I don’t think that’s correct. I made that change for CommandBox because otherwise, Felix was deleting the entire bundle cache off of disk every time Lucee started and then re-creating it from scratch which took a great deal of time. (This is not the Felix default, but rather how Lucee configures it by default) I’m not aware of the “storage clean” settings changing who loads the bundles.


#4

I understand what you are trying to say, but what I said is still true that felix.start() loads the bundles when the cache is already there.

The measurements are showing felix-cache creation time is almost undetectable, under 30ms for me. If the commandbox stuff runs differently, I wouldn’t know. If all the bundles had to reload, it takes a few hundred ms extra for me.


#5

I’ve been testing all these lucee startup changes in Windows, and I’ve continued to work on this all of today.

I was able to split a lot of XMLConfigServerFactory and XMLConfigWebFactory into separate future threads using multiple threadpools. Many of those steps take many milliseconds so it should make it a little faster. I’ve got over 30temporary threads in an executor service now. It’s so random slow/fast, but sometimes it looks about 300ms faster.

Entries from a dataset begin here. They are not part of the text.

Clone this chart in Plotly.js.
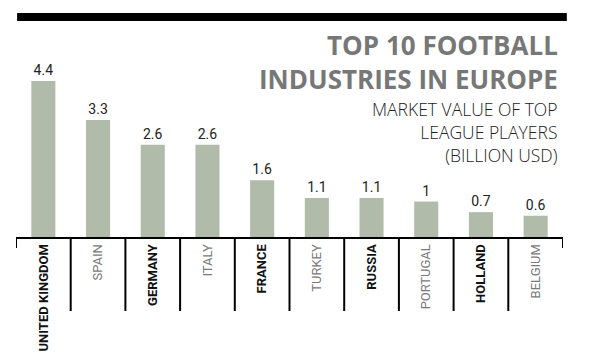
<!DOCTYPE html>
<html>
<head>
<meta charset="utf-8">
<script src="https://cdn.plot.ly/plotly-3.0.1.min.js"></script>
<style>html,body{margin:0;padding:0;background:#fff;}#chart{width:600px;height:361px;}</style>
</head>
<body>
<div id="chart"></div>
<script>
var countries = ["UNITED KINGDOM","SPAIN","GERMANY","ITALY","FRANCE","TURKEY","RUSSIA","PORTUGAL","HOLLAND","BELGIUM"];
var values = [4.4, 3.3, 2.6, 2.6, 1.6, 1.1, 1.1, 1, 0.7, 0.6];
var valueLabels = ["4.4","3.3","2.6","2.6","1.6","1.1","1.1","1","0.7","0.6"];
var labelStrong = [true,false,true,false,true,false,true,false,true,false];
var titleLines = ["TOP 10 FOOTBALL","INDUSTRIES IN EUROPE"];
var subtitleLines = ["MARKET VALUE OF TOP","LEAGUE PLAYERS","(BILLION USD)"];

var idx = countries.map(function(_, i){ return i; });
var tickText = countries.map(function(c, i){
  return labelStrong[i] ? '<span style="color:#111"><b>' + c + '</b></span>'
                        : '<span style="color:#7a7a7a">' + c + '</span>';
});

var plotH = 195;
function py(px){ return -px / plotH; } // pixels below axis -> paper y

var shapes = [];
// top black band
shapes.push({type:'rect', xref:'paper', yref:'paper', x0:0.002, x1:1.007, y0:(237-21)/plotH, y1:(237-13)/plotH,
  fillcolor:'#000', line:{width:0}});
// separators between categories
for (var i = 0; i < countries.length - 1; i++) {
  shapes.push({type:'line', xref:'x', yref:'paper', x0:i+0.5, x1:i+0.5, y0:0, y1:py(74),
    line:{color:'#000', width:2}});
}
// short end ticks
shapes.push({type:'line', xref:'x', yref:'paper', x0:-0.5, x1:-0.5, y0:0, y1:py(11), line:{color:'#000', width:2}});
shapes.push({type:'line', xref:'x', yref:'paper', x0:countries.length-0.5, x1:countries.length-0.5, y0:0, y1:py(11), line:{color:'#000', width:2}});

var data = [{
  type:'bar',
  x: idx,
  y: values,
  text: valueLabels,
  textposition:'outside',
  cliponaxis:false,
  textfont:{family:'"Liberation Sans Narrow", Roboto, sans-serif', size:14, color:'#222'},
  marker:{color:'#b0bba9', line:{width:0}},
  width:0.44,
  hoverinfo:'none'
}];

var layout = {
  width:600, height:361,
  margin:{l:16, r:37, t:42, b:124, pad:0},
  paper_bgcolor:'#fff', plot_bgcolor:'#fff',
  showlegend:false,
  xaxis:{
    range:[-0.5, countries.length-0.5],
    tickvals: idx, ticktext: tickText,
    tickangle:-90,
    tickfont:{family:'"Liberation Sans Narrow", Roboto, sans-serif', size:13},
    showline:true, linecolor:'#000', linewidth:2,
    ticks:'', showgrid:false, zeroline:false, fixedrange:true
  },
  yaxis:{
    range:[0, 5.5], visible:false, showgrid:false, zeroline:false, fixedrange:true
  },
  shapes: shapes,
  annotations:[
    {xref:'paper', yref:'paper', x:(560-16)/547, y:(237-62)/plotH, xanchor:'right', yanchor:'middle', align:'right',
     showarrow:false, text:'<b>' + titleLines.join('<br>') + '</b>',
     font:{family:'"Open Sans", sans-serif', size:26, color:'#777', weight:800}},
    {xref:'paper', yref:'paper', x:(560-16)/547, y:(237-132)/plotH, xanchor:'right', yanchor:'middle', align:'right',
     showarrow:false, text: subtitleLines.join('<br>'),
     font:{family:'"Open Sans", sans-serif', size:17.5, color:'#222', weight:300}}
  ]
};

Plotly.newPlot('chart', data, layout, {displayModeBar:false, staticPlot:true});
</script>
</body>
</html>
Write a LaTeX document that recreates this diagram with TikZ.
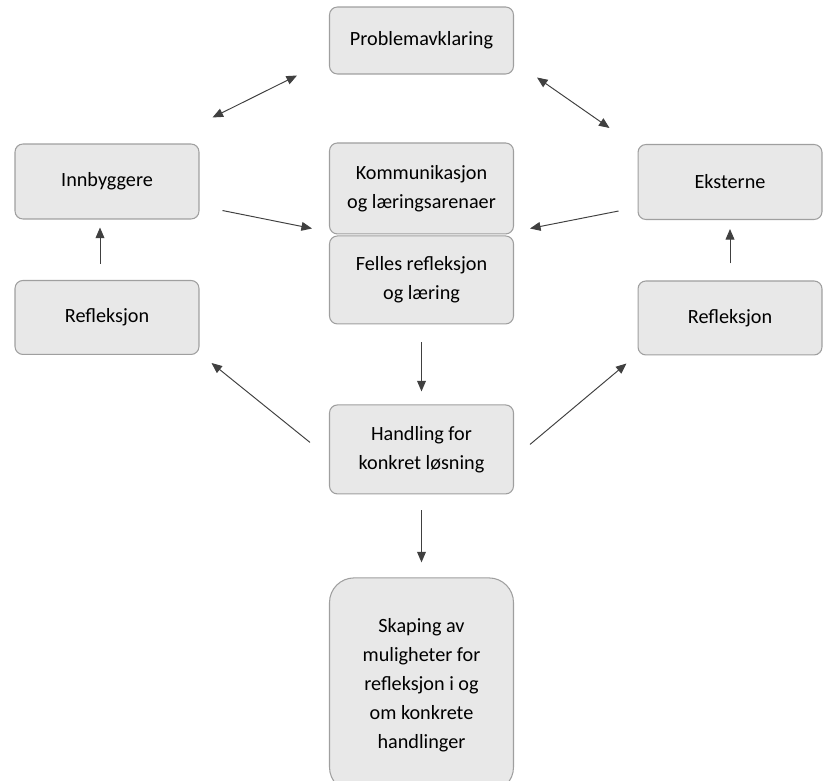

I don’t think it can be made any faster anymore without rewriting the code itself to do less, or to synchronize less.

Felix cache has to be wiped whenever the patch version changes and there isn’t a feature to detect that yet, so you have to leave felix-cache deleting on in order to be able to update lucee at the moment. I think cfadmin restart should be able to override the setting temporarily at least, so we have fast start-up when there isn’t an upgrade. When developing lucee, it has to clear felix-cache or you can’t see new code, so this isn’t really possible to turn it off without rewriting how it works some more.

Restarting Lucee engine takes just over 1 second, which is super fast compared to a tomcat stop/start.

Maybe if all these objects could serialize and reload themselves, it could load faster, but I don’t think they are setup to be able to be serialized yet and that’s more complex since there are a lot of resources and file system checks in this code, there is a mixture of read/write operations. The worst ones are reading those 6 huge TLD and FLD files. Perhaps 30% of startup is just xml to object translation stuff to get the language mappings setup. If those things were serialized and reloaded as java objects, perhaps that would be better on repeat starts then starting from XML which is never changing.

I’m surprised that adding over 30 threads to these slow processes only makes it about 20 to 30% faster. It should have been at least 2-3 times faster on a quad core with SSD. There must be synchronization or something blocking some of the parallelism from working. I’d have to look at more of the details instead of just wrapping these calls in futures to figure that out. However, I can see lucee use all 8 of my cpus are used briefly when it starts now, so it must be working to some extent.

I deployed the latest version of my Lucee fork to my linux test machine which is a virtual machine on the same computer to see if it works any different there. The tomcat full stop/restart is taking 4.13 seconds according to “time”. But it’s actually about 10 seconds for CFML to be able to first run without the threads. I can see I’ve cut 2 seconds off of that with all these threads and have it running in about 8 seconds now with the threads, which is a 30% reduction in startup time.


#6

I took a quick look for synchronized keyword throughout the project.

I found the XMLUtilImpl and CFMLEngineFactory are synchronizing in startup. I was able to safely minimize the need for that on CFMLEngineFactory. For the xml one, I just don’t know yet, but I removed it for now. I’m pretty sure that if we want synchronized on the xml document, it can be done in other ways, like what if synchronized is only done after startup and you do a boolean flag to toggle that mode. XMLUtilImpl functions are called I think hundreds of times, so this is probably the main thing that was stopping some of the parallelism.

After restarting it a few times, my windows box was 300ms faster with the synchronized changes, and my linux box was 700ms faster to startup to working cfml even with the felix cache being rebuilt. So now my new threads are working better.